• [To do]: Please retype the data in full and exactly; the pictures are not part of the copy.

• [Source data]:
§ §
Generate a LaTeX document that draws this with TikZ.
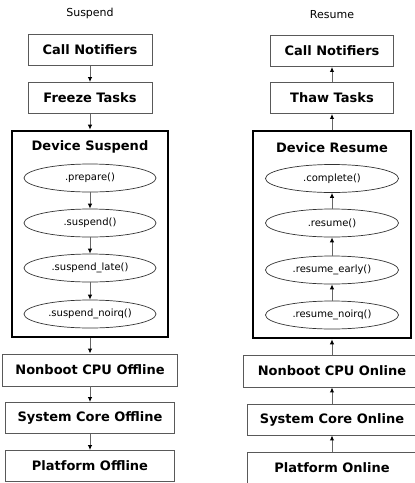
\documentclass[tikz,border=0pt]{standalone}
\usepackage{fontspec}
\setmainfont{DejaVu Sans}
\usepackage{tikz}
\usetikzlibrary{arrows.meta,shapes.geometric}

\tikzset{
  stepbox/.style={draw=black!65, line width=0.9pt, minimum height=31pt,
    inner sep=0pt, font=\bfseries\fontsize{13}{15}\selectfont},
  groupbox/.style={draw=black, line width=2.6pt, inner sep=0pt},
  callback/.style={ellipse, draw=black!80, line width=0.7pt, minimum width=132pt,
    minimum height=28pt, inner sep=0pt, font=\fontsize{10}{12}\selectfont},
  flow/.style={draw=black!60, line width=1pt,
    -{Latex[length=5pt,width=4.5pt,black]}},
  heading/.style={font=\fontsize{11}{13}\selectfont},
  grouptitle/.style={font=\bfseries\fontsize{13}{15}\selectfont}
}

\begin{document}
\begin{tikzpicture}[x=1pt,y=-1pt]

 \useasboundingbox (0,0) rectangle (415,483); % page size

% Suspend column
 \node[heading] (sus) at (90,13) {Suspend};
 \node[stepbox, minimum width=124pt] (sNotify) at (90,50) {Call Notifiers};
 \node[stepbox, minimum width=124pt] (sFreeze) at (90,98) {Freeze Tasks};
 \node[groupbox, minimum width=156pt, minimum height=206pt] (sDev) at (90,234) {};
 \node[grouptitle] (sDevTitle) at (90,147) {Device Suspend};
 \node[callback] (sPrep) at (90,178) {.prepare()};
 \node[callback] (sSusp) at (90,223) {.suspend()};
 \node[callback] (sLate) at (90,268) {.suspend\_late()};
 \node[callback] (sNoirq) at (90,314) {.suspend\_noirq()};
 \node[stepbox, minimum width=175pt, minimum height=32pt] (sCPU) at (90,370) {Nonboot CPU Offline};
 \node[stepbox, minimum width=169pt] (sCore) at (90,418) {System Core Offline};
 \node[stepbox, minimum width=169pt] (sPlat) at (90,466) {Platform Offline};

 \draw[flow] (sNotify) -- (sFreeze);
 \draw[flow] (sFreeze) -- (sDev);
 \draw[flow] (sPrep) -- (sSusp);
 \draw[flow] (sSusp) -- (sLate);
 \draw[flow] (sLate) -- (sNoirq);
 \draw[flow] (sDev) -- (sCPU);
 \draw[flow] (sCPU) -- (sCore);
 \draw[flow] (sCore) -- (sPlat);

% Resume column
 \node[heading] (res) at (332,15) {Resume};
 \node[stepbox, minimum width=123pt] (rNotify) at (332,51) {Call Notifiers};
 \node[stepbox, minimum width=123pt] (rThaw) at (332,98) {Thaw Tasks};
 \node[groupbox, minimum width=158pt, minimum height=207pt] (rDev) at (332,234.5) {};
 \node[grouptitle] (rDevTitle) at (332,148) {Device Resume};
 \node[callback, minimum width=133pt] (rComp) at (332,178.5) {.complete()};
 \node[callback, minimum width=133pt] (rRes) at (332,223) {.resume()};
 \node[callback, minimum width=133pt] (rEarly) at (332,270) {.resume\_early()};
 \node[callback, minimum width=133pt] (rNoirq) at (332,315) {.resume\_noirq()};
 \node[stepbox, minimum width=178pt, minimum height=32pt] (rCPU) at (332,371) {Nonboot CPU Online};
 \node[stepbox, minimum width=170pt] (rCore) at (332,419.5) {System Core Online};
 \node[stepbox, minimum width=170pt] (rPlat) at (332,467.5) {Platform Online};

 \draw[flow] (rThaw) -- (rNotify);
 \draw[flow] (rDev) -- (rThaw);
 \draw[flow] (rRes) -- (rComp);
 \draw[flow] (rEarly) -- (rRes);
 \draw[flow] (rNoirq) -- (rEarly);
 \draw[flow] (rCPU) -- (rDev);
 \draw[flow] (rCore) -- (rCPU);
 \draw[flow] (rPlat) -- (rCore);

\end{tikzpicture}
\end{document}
§ §
• [Solution to this problem]:
Generate a LaTeX document that draws this with TikZ.
\documentclass[tikz,border=0pt]{standalone}
\usepackage{fontspec}
\setmainfont{DejaVu Sans}
\usepackage{tikz}
\usetikzlibrary{arrows.meta,shapes.geometric}

\tikzset{
  stepbox/.style={draw=black!65, line width=0.9pt, minimum height=31pt,
    inner sep=0pt, font=\bfseries\fontsize{13}{15}\selectfont},
  groupbox/.style={draw=black, line width=2.6pt, inner sep=0pt},
  callback/.style={ellipse, draw=black!80, line width=0.7pt, minimum width=132pt,
    minimum height=28pt, inner sep=0pt, font=\fontsize{10}{12}\selectfont},
  flow/.style={draw=black!60, line width=1pt,
    -{Latex[length=5pt,width=4.5pt,black]}},
  heading/.style={font=\fontsize{11}{13}\selectfont},
  grouptitle/.style={font=\bfseries\fontsize{13}{15}\selectfont}
}

\begin{document}
\begin{tikzpicture}[x=1pt,y=-1pt]

 \useasboundingbox (0,0) rectangle (415,483); % page size

% Suspend column
 \node[heading] (sus) at (90,13) {Suspend};
 \node[stepbox, minimum width=124pt] (sNotify) at (90,50) {Call Notifiers};
 \node[stepbox, minimum width=124pt] (sFreeze) at (90,98) {Freeze Tasks};
 \node[groupbox, minimum width=156pt, minimum height=206pt] (sDev) at (90,234) {};
 \node[grouptitle] (sDevTitle) at (90,147) {Device Suspend};
 \node[callback] (sPrep) at (90,178) {.prepare()};
 \node[callback] (sSusp) at (90,223) {.suspend()};
 \node[callback] (sLate) at (90,268) {.suspend\_late()};
 \node[callback] (sNoirq) at (90,314) {.suspend\_noirq()};
 \node[stepbox, minimum width=175pt, minimum height=32pt] (sCPU) at (90,370) {Nonboot CPU Offline};
 \node[stepbox, minimum width=169pt] (sCore) at (90,418) {System Core Offline};
 \node[stepbox, minimum width=169pt] (sPlat) at (90,466) {Platform Offline};

 \draw[flow] (sNotify) -- (sFreeze);
 \draw[flow] (sFreeze) -- (sDev);
 \draw[flow] (sPrep) -- (sSusp);
 \draw[flow] (sSusp) -- (sLate);
 \draw[flow] (sLate) -- (sNoirq);
 \draw[flow] (sDev) -- (sCPU);
 \draw[flow] (sCPU) -- (sCore);
 \draw[flow] (sCore) -- (sPlat);

% Resume column
 \node[heading] (res) at (332,15) {Resume};
 \node[stepbox, minimum width=123pt] (rNotify) at (332,51) {Call Notifiers};
 \node[stepbox, minimum width=123pt] (rThaw) at (332,98) {Thaw Tasks};
 \node[groupbox, minimum width=158pt, minimum height=207pt] (rDev) at (332,234.5) {};
 \node[grouptitle] (rDevTitle) at (332,148) {Device Resume};
 \node[callback, minimum width=133pt] (rComp) at (332,178.5) {.complete()};
 \node[callback, minimum width=133pt] (rRes) at (332,223) {.resume()};
 \node[callback, minimum width=133pt] (rEarly) at (332,270) {.resume\_early()};
 \node[callback, minimum width=133pt] (rNoirq) at (332,315) {.resume\_noirq()};
 \node[stepbox, minimum width=178pt, minimum height=32pt] (rCPU) at (332,371) {Nonboot CPU Online};
 \node[stepbox, minimum width=170pt] (rCore) at (332,419.5) {System Core Online};
 \node[stepbox, minimum width=170pt] (rPlat) at (332,467.5) {Platform Online};

 \draw[flow] (rThaw) -- (rNotify);
 \draw[flow] (rDev) -- (rThaw);
 \draw[flow] (rRes) -- (rComp);
 \draw[flow] (rEarly) -- (rRes);
 \draw[flow] (rNoirq) -- (rEarly);
 \draw[flow] (rCPU) -- (rDev);
 \draw[flow] (rCore) -- (rCPU);
 \draw[flow] (rPlat) -- (rCore);

\end{tikzpicture}
\end{document}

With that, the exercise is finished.